- Public funding is provided by state institutions to promote economic, social or environmental objectives.
- Subsidies support SMEs and start-ups in particular with investments, research activities and expansions.
- Grants are awarded in the form of subsidies, low-interest loans and guarantees, legally regulated in funding guidelines.
- If subsidies are misused, this can lead to reclaims and legal consequences.
- Public subsidies are subject to European state aid law, which is intended to prevent distortions of competition.
- Utilization promotes liquidity and growth, and facilitates access to private financing opportunities.
- Risks include complex application procedures and possible reclaims that require legal review.
Definition and objective of public funding Public funding is financial support provided by government institutions at federal, state or European Union level. The aim of these subsidies is to implement specific economic, social or environmental policy objectives, for example to promote innovation, regional economic development or support young companies. In particular, funding enables small and medium-sized enterprises and start-ups to make investments, research activities or expansions that would be difficult or impossible to realize without this financial support. Funding is allocated in a targeted manner in order to promote strategic economic policy objectives such as job creation, technological innovation or environmental sustainability. Typical funding instruments include grants, low-interest loans, public guarantees and specific funding programs.
Legal forms and funding instruments Public funding is awarded in various legal forms and instruments. These include, in particular, non-repayable grants, which are made available directly to companies, as well as low-interest loans, for example from the Kreditanstalt für Wiederaufbau (KfW). Other instruments include state guarantees, which help companies to secure loans from banks. Specific programs such as the EXIST start-up grant or regional innovation funding are also designed to provide targeted support for start-up activities and innovation projects. The legal basis varies depending on the funding instrument and is set out in special funding guidelines and legal requirements.

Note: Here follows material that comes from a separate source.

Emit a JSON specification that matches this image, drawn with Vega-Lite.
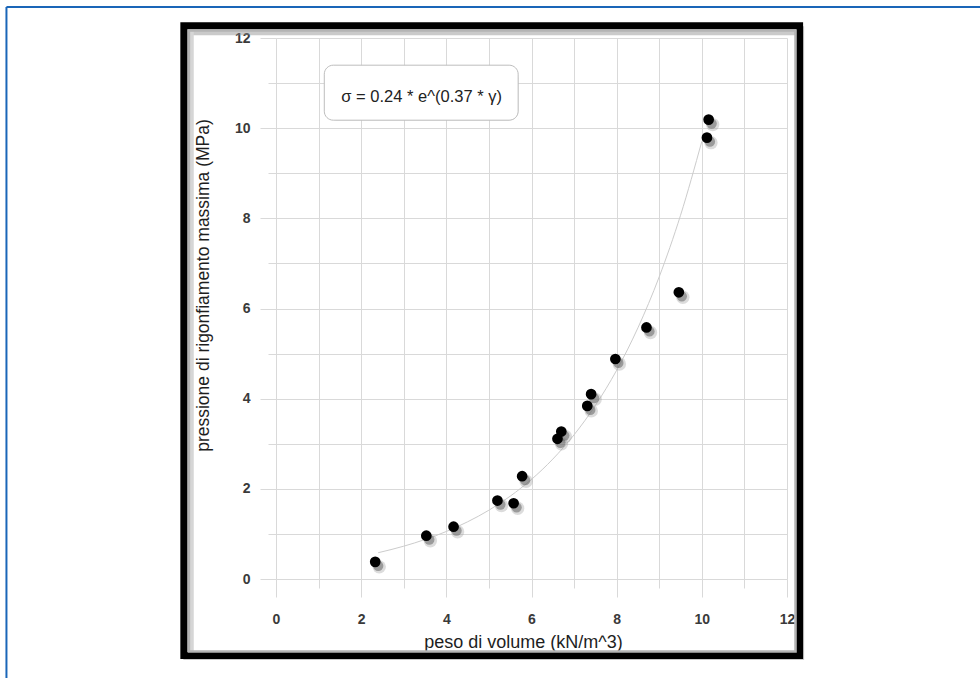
{
  "$schema": "https://vega.github.io/schema/vega-lite/v6.json",
  "width": 511,
  "height": 541,
  "autosize": {"type": "none"},
  "padding": {"left": 276, "top": 38, "right": 193, "bottom": 99},
  "background": "white",
  "config": {
    "view": {"stroke": null},
    "font": "Liberation Sans"
  },
  "datasets": {
    "punti": [
      {"peso": 2.33, "pressione": 0.38},
      {"peso": 3.53, "pressione": 0.96},
      {"peso": 4.17, "pressione": 1.16},
      {"peso": 5.2, "pressione": 1.74},
      {"peso": 5.58, "pressione": 1.68},
      {"peso": 5.78, "pressione": 2.28},
      {"peso": 6.61, "pressione": 3.11},
      {"peso": 6.7, "pressione": 3.27},
      {"peso": 7.31, "pressione": 3.84},
      {"peso": 7.4, "pressione": 4.1},
      {"peso": 7.97, "pressione": 4.88},
      {"peso": 8.7, "pressione": 5.58},
      {"peso": 9.46, "pressione": 6.36},
      {"peso": 10.12, "pressione": 9.79},
      {"peso": 10.16, "pressione": 10.19}
    ],
    "curva": [
      {"peso": 2.4, "pressione": 0.583},
      {"peso": 3.0, "pressione": 0.728},
      {"peso": 3.5, "pressione": 0.876},
      {"peso": 4.0, "pressione": 1.054},
      {"peso": 4.5, "pressione": 1.269},
      {"peso": 5.0, "pressione": 1.526},
      {"peso": 5.5, "pressione": 1.837},
      {"peso": 6.0, "pressione": 2.21},
      {"peso": 6.5, "pressione": 2.659},
      {"peso": 7.0, "pressione": 3.199},
      {"peso": 7.5, "pressione": 3.849},
      {"peso": 8.0, "pressione": 4.631},
      {"peso": 8.5, "pressione": 5.573},
      {"peso": 9.0, "pressione": 6.705},
      {"peso": 9.5, "pressione": 8.068},
      {"peso": 10.0, "pressione": 9.707}
    ],
    "uno": [{}]
  },
  "layer": [
    {
      "data": {"name": "uno"},
      "mark": {"type": "rule", "stroke": "#1a66b8", "strokeWidth": 2},
      "encoding": {
        "x": {"datum": -6.33, "type": "quantitative", "scale": {"domain": [0, 12], "nice": false}},
        "x2": {"datum": 16.7},
        "y": {"datum": 12.69, "type": "quantitative", "scale": {"domain": [0, 12], "nice": false}}
      }
    },
    {
      "data": {"name": "uno"},
      "mark": {"type": "rule", "stroke": "#1a66b8", "strokeWidth": 2},
      "encoding": {
        "x": {"datum": -6.33, "type": "quantitative"},
        "y": {"datum": 12.69, "type": "quantitative"},
        "y2": {"datum": -2.4}
      }
    },
    {
      "data": {"name": "uno"},
      "mark": {"type": "rect", "filled": false, "stroke": "#8a8a8a", "strokeWidth": 9, "strokeOpacity": 0.45, "xOffset": 4, "yOffset": 5},
      "encoding": {
        "x": {"datum": -2.164, "type": "quantitative"},
        "x2": {"datum": 12.296},
        "y": {"datum": 12.273, "type": "quantitative"},
        "y2": {"datum": -1.696}
      }
    },
    {
      "data": {"name": "uno"},
      "mark": {"type": "rect", "filled": false, "stroke": "#000000", "strokeWidth": 7},
      "encoding": {
        "x": {"datum": -2.164, "type": "quantitative"},
        "x2": {"datum": 12.296},
        "y": {"datum": 12.273, "type": "quantitative"},
        "y2": {"datum": -1.696}
      }
    },
    {
      "data": {"name": "uno"},
      "mark": {"type": "rule", "stroke": "#d6d6d6", "strokeWidth": 5},
      "encoding": {
        "x": {"datum": -1.99, "type": "quantitative"},
        "y": {"datum": 12.15, "type": "quantitative"},
        "y2": {"datum": -1.6}
      }
    },
    {
      "data": {"name": "uno"},
      "mark": {"type": "rect", "filled": false, "stroke": "#b4b4b4", "strokeWidth": 2.5},
      "encoding": {
        "x": {"datum": -2.045, "type": "quantitative"},
        "x2": {"datum": 12.2},
        "y": {"datum": 12.166, "type": "quantitative"},
        "y2": {"datum": -1.61}
      }
    },
    {
      "data": {"name": "curva"},
      "mark": {"type": "line", "stroke": "#cccccc", "strokeWidth": 1, "interpolate": "monotone"},
      "encoding": {
        "x": {
          "field": "peso",
          "type": "quantitative",
          "scale": {"domain": [0, 12], "nice": false},
          "axis": {
            "values": [0, 1, 2, 3, 4, 5, 6, 7, 8, 9, 10, 11, 12],
            "labelExpr": "datum.value % 2 === 0 ? datum.label : ''",
            "labelOverlap": false,
            "labelFlush": false,
            "domain": false,
            "grid": true,
            "gridColor": "#d9d9d9",
            "gridWidth": 1,
            "ticks": true,
            "tickColor": "#d9d9d9",
            "tickWidth": 1,
            "tickSize": {"condition": {"test": "datum.value % 2 === 0", "value": 18}, "value": 9},
            "labelPadding": 15,
            "labelFont": "Liberation Sans",
            "labelFontSize": 14,
            "labelFontWeight": "bold",
            "labelColor": "#3a3a3a",
            "title": "peso di volume (kN/m^3)",
            "titleFont": "Liberation Sans",
            "titleFontSize": 18,
            "titleFontWeight": "normal",
            "titleColor": "#1e1e1e",
            "titlePadding": 7,
            "titleX": 247
          }
        },
        "y": {
          "field": "pressione",
          "type": "quantitative",
          "scale": {"domain": [0, 12], "nice": false},
          "axis": {
            "values": [0, 1, 2, 3, 4, 5, 6, 7, 8, 9, 10, 11, 12],
            "labelExpr": "datum.value % 2 === 0 ? datum.label : ''",
            "labelOverlap": false,
            "labelFlush": false,
            "domain": false,
            "grid": true,
            "gridColor": "#d9d9d9",
            "gridWidth": 1,
            "ticks": true,
            "tickColor": "#d9d9d9",
            "tickWidth": 1,
            "tickSize": {"condition": {"test": "datum.value % 2 === 0", "value": 16}, "value": 8},
            "labelPadding": 10,
            "labelFont": "Liberation Sans",
            "labelFontSize": 14,
            "labelFontWeight": "bold",
            "labelColor": "#3a3a3a",
            "title": "pressione di rigonfiamento massima (MPa)",
            "titleFont": "Liberation Sans",
            "titleFontSize": 17.5,
            "titleFontWeight": "normal",
            "titleColor": "#1e1e1e",
            "titlePadding": 22,
            "titleY": 247
          }
        }
      }
    },
    {
      "data": {"name": "punti"},
      "mark": {"type": "point", "filled": true, "fill": "#9a9a9a", "opacity": 0.35, "size": 180, "xOffset": 4, "yOffset": 5},
      "encoding": {
        "x": {"field": "peso", "type": "quantitative"},
        "y": {"field": "pressione", "type": "quantitative"}
      }
    },
    {
      "data": {"name": "punti"},
      "mark": {"type": "point", "filled": true, "fill": "#5a5a5a", "opacity": 0.5, "size": 105, "xOffset": 3, "yOffset": 4},
      "encoding": {
        "x": {"field": "peso", "type": "quantitative"},
        "y": {"field": "pressione", "type": "quantitative"}
      }
    },
    {
      "data": {"name": "punti"},
      "mark": {"type": "point", "filled": true, "fill": "#000000", "opacity": 1, "size": 115},
      "encoding": {
        "x": {"field": "peso", "type": "quantitative"},
        "y": {"field": "pressione", "type": "quantitative"}
      }
    },
    {
      "data": {"name": "uno"},
      "mark": {"type": "rect", "fill": "#7a7a7a", "fillOpacity": 0.5, "cornerRadius": 9, "xOffset": 3, "yOffset": 4},
      "encoding": {
        "x": {"datum": 1.134, "type": "quantitative"},
        "x2": {"datum": 5.687},
        "y": {"datum": 11.397, "type": "quantitative"},
        "y2": {"datum": 10.177}
      }
    },
    {
      "data": {"name": "uno"},
      "mark": {"type": "rect", "fill": "white", "stroke": "#bdbdbd", "strokeWidth": 1, "cornerRadius": 9},
      "encoding": {
        "x": {"datum": 1.134, "type": "quantitative"},
        "x2": {"datum": 5.687},
        "y": {"datum": 11.397, "type": "quantitative"},
        "y2": {"datum": 10.177}
      }
    },
    {
      "data": {"name": "uno"},
      "mark": {"type": "text", "text": "σ = 0.24 * e^(0.37 * γ)", "font": "Liberation Sans", "fontSize": 16.5, "fill": "#222222", "align": "center", "baseline": "middle"},
      "encoding": {
        "x": {"datum": 3.42, "type": "quantitative"},
        "y": {"datum": 10.7, "type": "quantitative"}
      }
    }
  ]
}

The legal basis for the allocation of funding is usually formed by administrative acts, in particular administrative acts in accordance with the Administrative Procedure Act (VwVfG) or public law contracts. Funding is awarded in accordance with defined criteria and funding guidelines, compliance with which must be demonstrated by the company through detailed funding applications. Once the application has been successfully submitted, the company receives a grant notification that contains precise details on the amount of funding, the specific use of funds and the reporting and verification requirements that must be met. These requirements are intended to ensure that the funding is used in accordance with the funding purpose and that any misuse is avoided.
Earmarking of funding and legal consequences of non-compliance Funding is generally strictly earmarked, i.e. companies may only use the funds for the purposes defined in the funding application. Compliance with this earmarking is monitored through regular verification, reports and audits. Violations of these requirements, in particular the misappropriation or incomplete documentation of the use of funds, can have serious legal consequences. In accordance with Section 49a of the Administrative Procedure Act (VwVfG), there is an obligation to repay the funding granted in such cases. There may also be further sanctions, such as exclusion from future funding or criminal prosecution in cases of fraud.

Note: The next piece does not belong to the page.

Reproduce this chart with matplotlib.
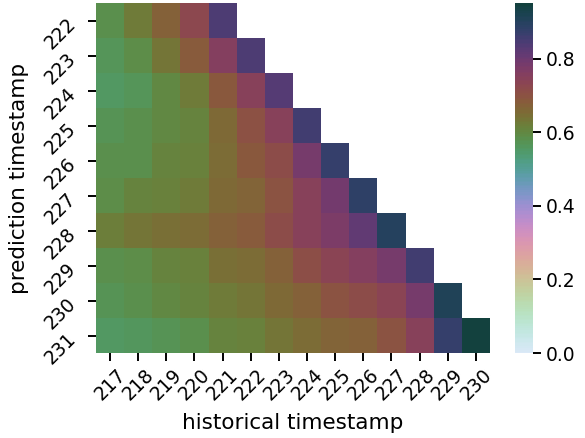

State aid regulations and European framework conditions The acceptance of public subsidies can fall under European state aid law in accordance with Art. 107 TFEU, as subsidies are considered state aid that could potentially distort competition. However, many funding programs are exempted from the obligation to notify the European Commission by so-called exemption regulations, in particular the de minimis regulation. This means that companies may receive a maximum of EUR 200,000 in subsidies within three fiscal years without having to notify the European Commission under state aid law. Companies must therefore carefully check whether subsidies are relevant under state aid law in order to avoid possible repayment claims or other sanctions.
Advantages of using public funding The use of public funding offers companies numerous advantages, including improving liquidity, enabling investment and innovation and providing security for high-risk projects. In particular, subsidies help small and medium-sized companies and innovative start-ups to effectively exploit their competitiveness and growth potential. In addition, subsidies often help to facilitate access to additional private financing or loans, as they represent a form of security and financial stability. The strategic use of public funding thus enables sustainable and future-oriented corporate development.
Risks and challenges with public funding Despite their advantages, public funding also poses certain challenges and risks. Companies must take into account the effort and complexity of the application process and ongoing documentation, which can represent a considerable administrative burden. There is also the risk that breaches of funding guidelines or earmarking can lead to the funds being reclaimed. Furthermore, compliance with European state aid regulations requires a precise and continuous legal review in order to avoid legal violations and potential sanctions. Therefore, careful and expert advice when applying for and using public funding is crucial for the successful use of this form of financing.